Небезосновательными представляются соображения И. П. Смирнова о «маяковских» и иных футуристических литературно-бытовых мотивах, окрашивающих фигуру Комаровского во второй и третьей частях романа [Смирнов 1996: 39–44]. Ориентация на один прототип отнюдь не определяет полностью личность и судьбу того или иного персонажа, но своего рода блики прототипичности — несомненно распознаваемые ближайшим читательским кругом (ср. [Лотман 1992]) — оказываются значимыми и для характеристики ряда действующих лиц, и для смыслового романного целого. Наиболее интересными и сложно организованными в плане художественного переосмысления (трансформации) прототипов нам представляются личности двух романных персонажей — Николая Николаевича Веденяпина и заглавного героя.
Николай Веденяпин — Андрей Белый
Сходство дяди и духовного наставника главного героя романа с поэтом и теоретиком символизма Андреем Белым фиксировалось уже не раз. Р. Петерсон, охарактеризовав историю отношений Пастернака и Белого, уподобляет восхищенное отношение к старшему поэту со стороны будущего автора «Доктора Живаго» «ученичеству» Живаго, Гордона и Серафимы Тунцевой у Веденяпина. Исследователь обращает внимание на несколько собственно биографических деталей, позволяющих распознать в романном персонаже Андрея Белого.
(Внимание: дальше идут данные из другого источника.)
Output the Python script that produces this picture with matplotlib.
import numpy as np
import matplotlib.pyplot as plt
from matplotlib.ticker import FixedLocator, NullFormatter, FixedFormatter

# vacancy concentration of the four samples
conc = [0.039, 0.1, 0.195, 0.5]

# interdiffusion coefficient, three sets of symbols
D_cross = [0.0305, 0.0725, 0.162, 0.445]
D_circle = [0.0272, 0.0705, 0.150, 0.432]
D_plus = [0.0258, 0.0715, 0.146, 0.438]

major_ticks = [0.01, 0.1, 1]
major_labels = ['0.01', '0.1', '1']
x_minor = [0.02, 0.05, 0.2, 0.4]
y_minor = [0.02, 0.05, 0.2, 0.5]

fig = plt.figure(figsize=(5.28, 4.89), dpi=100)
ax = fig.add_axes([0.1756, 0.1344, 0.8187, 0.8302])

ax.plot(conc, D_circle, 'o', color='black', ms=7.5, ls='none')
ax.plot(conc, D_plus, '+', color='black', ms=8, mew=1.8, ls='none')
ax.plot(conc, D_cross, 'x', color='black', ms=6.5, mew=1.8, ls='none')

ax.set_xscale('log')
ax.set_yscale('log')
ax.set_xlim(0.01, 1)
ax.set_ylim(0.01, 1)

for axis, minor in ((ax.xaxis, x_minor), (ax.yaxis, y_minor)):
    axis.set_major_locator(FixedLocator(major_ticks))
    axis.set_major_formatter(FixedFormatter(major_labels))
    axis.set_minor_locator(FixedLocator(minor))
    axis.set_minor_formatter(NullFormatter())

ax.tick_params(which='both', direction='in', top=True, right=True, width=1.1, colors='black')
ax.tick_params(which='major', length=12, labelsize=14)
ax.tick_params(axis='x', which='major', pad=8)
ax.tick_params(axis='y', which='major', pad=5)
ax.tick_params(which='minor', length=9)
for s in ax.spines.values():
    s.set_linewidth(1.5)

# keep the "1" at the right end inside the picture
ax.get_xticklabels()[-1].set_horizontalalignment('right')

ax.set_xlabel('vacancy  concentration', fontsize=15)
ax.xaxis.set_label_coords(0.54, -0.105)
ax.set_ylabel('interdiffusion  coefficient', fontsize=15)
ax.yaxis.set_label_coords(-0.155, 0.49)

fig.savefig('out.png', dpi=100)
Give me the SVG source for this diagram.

Вскоре после Февральской революции Веденяпин возвращается в Россию из Швейцарии, «кружным путем на Лондон. Через Финляндию» [Пастернак: VI, 169] — это маршрут Белого. Заметим, впрочем, что Белый вернулся в Россию еще в августе 1916 года, а добираться из Европы на родину русским естественно было именно таким путем как до, так и после Февральской революции — война с Германией еще продолжалась. Про Веденяпина «говорили, что в Швейцарии у него осталась новая молодая пассия» [Там же: 177], а Белый незадолго до возвращения в Россию расстался с женой Асей[163] (Анной Александровной) Тургеневой. Подобно Белому, Веденяпин сближается с левыми эсерами, сотрудничает в их периодических изданиях, приветствует Октябрьский переворот [Peterson: 116][164]. А. В. Лавров, продолжая рассуждения Петерсона, отмечает, что в марте — сентябре 1917 года Белый жил не только в Москве, но и под Москвой. В день возвращения Живаго домой Тоня сообщает ему, что Веденяпин обретается «за городом у кого-то на даче» [Пастернак: IV, 169].